■ Task directions: Your task is to write out only the lines running from the line with "Convert this chart to matplotlib code." to the line with "plt.rcParams['font.family'] = ['Lato', 'DejaVu", both ends kept, with no images.

(Source records)
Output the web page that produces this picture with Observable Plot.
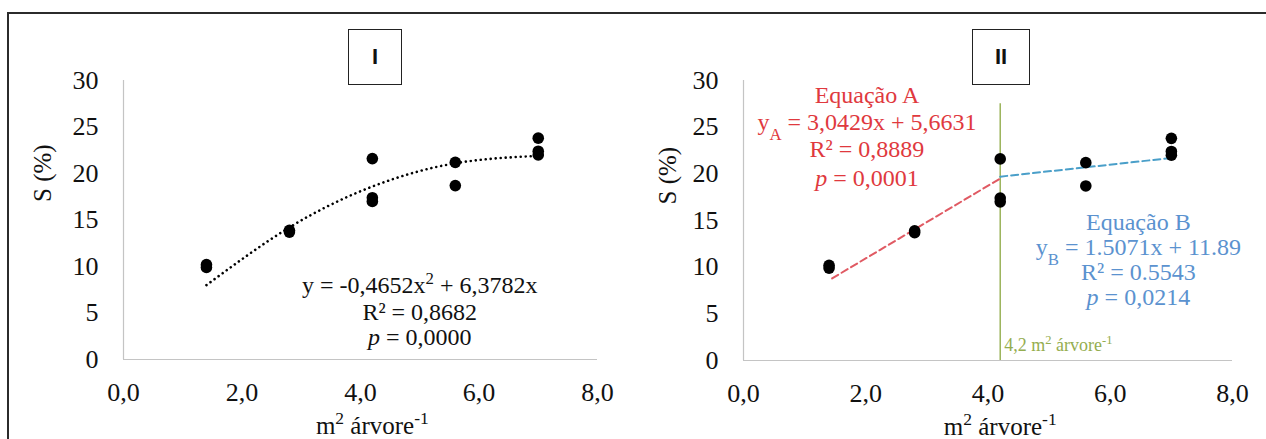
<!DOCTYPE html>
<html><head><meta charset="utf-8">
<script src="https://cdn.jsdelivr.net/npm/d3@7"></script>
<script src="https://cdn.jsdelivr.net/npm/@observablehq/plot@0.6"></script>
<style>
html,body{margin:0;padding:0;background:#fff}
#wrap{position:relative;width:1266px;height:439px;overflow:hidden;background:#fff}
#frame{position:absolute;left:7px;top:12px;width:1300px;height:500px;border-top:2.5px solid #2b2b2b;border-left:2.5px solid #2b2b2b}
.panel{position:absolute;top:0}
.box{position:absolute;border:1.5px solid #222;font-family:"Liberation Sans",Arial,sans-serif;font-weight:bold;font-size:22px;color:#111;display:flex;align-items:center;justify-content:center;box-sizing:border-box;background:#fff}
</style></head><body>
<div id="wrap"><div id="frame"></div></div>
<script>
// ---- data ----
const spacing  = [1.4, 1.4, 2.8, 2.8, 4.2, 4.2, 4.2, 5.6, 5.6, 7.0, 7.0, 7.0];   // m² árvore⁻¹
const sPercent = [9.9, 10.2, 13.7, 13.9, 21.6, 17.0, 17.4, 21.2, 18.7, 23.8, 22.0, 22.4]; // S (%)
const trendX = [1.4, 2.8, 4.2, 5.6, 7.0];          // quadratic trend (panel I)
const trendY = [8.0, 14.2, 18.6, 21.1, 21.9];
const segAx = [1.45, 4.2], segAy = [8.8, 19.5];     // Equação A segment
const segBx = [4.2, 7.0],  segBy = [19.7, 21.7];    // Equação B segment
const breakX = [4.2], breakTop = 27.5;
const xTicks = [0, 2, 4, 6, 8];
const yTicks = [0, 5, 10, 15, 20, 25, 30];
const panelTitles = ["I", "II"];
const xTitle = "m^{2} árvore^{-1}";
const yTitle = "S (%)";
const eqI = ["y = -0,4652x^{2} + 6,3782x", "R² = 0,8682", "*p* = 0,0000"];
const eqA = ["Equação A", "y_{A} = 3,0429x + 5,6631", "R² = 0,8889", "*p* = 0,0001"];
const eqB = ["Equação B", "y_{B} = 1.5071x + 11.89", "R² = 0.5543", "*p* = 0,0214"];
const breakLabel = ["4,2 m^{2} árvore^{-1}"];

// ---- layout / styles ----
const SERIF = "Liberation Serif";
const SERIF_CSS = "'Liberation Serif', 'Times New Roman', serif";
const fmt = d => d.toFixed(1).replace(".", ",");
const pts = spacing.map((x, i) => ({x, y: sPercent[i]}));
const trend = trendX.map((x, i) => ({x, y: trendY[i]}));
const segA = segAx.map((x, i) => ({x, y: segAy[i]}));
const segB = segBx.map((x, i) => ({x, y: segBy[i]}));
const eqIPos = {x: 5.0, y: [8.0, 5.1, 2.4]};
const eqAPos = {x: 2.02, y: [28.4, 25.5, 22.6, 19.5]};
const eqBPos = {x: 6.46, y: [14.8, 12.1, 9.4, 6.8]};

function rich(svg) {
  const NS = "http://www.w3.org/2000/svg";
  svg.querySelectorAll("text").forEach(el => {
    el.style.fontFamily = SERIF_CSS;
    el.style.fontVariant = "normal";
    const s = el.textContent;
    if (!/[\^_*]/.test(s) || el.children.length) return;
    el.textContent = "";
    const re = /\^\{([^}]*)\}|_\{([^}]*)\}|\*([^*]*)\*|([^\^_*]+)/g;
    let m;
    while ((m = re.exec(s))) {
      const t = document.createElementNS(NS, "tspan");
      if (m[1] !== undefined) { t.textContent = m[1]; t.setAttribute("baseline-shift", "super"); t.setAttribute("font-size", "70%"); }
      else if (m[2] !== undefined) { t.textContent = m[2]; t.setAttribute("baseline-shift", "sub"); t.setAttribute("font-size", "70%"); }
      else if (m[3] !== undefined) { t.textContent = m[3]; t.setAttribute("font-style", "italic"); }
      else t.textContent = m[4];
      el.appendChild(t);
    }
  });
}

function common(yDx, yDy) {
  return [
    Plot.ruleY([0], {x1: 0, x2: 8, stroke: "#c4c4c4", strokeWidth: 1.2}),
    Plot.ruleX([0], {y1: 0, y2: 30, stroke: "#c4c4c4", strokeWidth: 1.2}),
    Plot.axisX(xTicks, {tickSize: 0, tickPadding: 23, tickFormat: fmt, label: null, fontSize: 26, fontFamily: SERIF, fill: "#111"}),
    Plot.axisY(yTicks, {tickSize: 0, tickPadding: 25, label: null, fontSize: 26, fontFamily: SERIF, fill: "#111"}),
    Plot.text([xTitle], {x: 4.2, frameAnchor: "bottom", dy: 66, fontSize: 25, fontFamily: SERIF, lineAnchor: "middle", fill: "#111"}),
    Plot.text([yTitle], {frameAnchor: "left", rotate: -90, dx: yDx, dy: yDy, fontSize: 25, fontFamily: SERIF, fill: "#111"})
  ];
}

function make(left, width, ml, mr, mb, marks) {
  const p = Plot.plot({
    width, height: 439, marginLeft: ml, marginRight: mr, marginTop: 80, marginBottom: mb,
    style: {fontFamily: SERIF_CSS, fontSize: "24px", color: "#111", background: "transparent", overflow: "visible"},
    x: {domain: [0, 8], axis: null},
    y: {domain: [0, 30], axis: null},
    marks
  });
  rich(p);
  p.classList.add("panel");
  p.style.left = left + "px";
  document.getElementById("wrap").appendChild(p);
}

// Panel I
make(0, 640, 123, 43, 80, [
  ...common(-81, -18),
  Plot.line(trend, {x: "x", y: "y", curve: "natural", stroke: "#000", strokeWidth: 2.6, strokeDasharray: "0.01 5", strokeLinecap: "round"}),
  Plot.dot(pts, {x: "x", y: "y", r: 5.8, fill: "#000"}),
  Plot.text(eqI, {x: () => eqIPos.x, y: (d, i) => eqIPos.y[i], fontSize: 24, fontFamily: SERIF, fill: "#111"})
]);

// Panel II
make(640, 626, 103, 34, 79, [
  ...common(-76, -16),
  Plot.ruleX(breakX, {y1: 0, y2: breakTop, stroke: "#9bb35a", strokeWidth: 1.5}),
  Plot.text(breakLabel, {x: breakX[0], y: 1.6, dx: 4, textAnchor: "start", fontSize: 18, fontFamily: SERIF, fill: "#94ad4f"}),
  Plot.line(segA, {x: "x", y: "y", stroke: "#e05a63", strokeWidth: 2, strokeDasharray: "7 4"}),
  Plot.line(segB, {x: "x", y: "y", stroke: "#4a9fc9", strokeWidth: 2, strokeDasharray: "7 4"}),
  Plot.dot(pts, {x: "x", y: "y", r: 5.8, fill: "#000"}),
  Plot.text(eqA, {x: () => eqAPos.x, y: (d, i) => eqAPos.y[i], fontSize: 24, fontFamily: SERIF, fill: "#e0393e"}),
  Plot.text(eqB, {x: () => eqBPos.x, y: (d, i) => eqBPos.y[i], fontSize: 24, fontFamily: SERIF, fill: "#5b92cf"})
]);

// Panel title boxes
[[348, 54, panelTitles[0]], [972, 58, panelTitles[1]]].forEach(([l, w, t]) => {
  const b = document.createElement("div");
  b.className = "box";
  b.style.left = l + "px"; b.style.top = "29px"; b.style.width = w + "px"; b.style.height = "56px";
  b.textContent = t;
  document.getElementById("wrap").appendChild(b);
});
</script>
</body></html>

--

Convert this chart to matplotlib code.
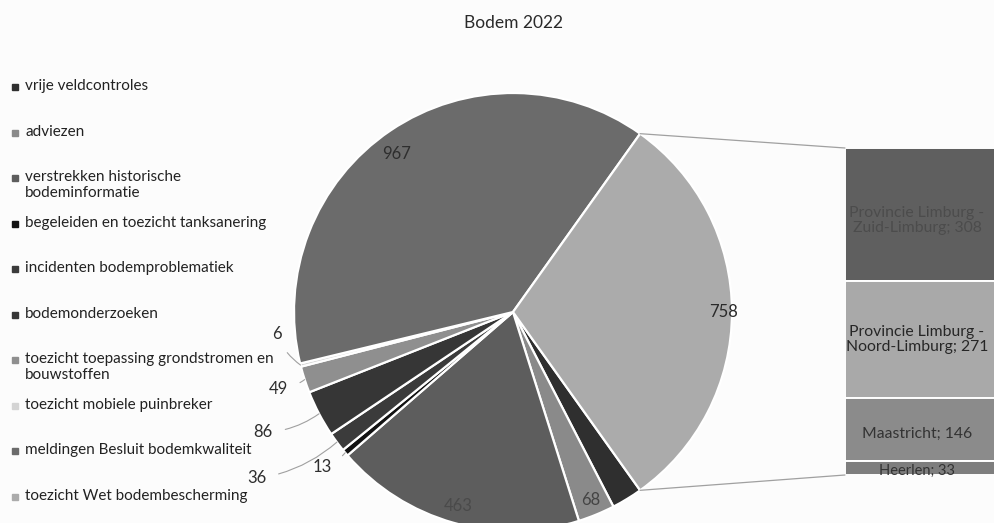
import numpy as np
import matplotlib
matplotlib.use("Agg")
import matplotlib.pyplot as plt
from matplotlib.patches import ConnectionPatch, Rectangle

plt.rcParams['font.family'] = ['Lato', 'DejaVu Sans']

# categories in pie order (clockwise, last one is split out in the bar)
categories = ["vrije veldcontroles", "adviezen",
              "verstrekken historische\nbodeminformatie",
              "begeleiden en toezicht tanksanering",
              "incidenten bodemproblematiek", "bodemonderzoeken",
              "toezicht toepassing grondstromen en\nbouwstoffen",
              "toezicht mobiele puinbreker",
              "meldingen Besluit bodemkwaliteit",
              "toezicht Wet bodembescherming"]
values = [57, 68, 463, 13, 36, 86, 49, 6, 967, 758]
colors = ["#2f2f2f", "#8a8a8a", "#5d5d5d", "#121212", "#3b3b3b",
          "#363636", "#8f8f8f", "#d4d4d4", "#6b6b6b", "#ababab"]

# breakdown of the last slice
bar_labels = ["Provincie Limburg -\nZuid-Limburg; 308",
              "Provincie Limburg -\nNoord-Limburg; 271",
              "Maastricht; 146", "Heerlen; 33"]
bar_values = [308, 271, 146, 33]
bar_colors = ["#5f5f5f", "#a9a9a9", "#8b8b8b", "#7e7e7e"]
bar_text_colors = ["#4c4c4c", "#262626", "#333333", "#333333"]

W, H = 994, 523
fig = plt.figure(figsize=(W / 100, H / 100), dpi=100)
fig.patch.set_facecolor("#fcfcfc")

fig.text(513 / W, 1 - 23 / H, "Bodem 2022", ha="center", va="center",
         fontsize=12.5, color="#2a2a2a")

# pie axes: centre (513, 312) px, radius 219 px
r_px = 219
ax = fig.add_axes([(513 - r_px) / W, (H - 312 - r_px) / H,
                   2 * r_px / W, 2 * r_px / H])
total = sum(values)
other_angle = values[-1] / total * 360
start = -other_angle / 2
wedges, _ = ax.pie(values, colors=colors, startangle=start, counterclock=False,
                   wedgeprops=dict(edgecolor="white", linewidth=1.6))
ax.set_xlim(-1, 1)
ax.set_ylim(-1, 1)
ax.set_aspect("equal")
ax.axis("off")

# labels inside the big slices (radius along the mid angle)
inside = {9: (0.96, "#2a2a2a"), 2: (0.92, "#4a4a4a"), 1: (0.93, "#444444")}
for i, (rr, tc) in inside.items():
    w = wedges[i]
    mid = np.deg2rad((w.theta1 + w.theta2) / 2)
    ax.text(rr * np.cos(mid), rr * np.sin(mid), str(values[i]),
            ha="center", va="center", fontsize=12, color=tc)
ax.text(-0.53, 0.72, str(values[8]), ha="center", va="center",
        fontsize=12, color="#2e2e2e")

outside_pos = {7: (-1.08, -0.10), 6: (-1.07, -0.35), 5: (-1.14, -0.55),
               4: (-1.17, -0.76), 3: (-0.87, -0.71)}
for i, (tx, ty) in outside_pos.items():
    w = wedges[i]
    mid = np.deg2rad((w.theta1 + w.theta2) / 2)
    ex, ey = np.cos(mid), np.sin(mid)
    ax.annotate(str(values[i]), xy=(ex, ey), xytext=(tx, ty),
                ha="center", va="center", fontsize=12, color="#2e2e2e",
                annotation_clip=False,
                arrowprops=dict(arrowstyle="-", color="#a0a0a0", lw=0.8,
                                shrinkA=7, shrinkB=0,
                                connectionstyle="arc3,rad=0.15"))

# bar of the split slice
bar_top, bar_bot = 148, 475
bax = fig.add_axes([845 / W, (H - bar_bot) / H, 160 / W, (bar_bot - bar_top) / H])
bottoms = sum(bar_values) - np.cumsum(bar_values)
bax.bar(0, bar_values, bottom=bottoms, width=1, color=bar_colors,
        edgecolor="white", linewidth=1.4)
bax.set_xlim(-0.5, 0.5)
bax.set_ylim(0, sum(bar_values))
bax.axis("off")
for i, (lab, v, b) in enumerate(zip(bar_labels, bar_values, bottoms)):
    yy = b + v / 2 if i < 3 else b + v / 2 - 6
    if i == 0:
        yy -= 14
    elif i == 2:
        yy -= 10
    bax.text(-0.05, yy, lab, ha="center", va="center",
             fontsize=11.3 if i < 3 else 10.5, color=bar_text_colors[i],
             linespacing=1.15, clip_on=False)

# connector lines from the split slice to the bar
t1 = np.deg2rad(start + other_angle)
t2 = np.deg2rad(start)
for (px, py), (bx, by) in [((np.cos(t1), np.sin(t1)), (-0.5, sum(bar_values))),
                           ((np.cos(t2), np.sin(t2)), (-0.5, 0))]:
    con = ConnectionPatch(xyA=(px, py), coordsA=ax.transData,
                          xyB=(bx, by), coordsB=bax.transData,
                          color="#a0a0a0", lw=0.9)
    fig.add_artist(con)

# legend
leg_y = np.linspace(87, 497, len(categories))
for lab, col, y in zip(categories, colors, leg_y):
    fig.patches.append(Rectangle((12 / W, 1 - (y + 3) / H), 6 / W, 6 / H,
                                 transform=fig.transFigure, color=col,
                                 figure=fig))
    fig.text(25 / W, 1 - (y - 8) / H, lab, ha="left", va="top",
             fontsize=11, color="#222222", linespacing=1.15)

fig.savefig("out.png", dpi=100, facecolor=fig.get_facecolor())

■ Final answer:
Convert this chart to matplotlib code.
import numpy as np
import matplotlib
matplotlib.use("Agg")
import matplotlib.pyplot as plt
from matplotlib.patches import ConnectionPatch, Rectangle

plt.rcParams['font.family'] = ['Lato', 'DejaVu Sans']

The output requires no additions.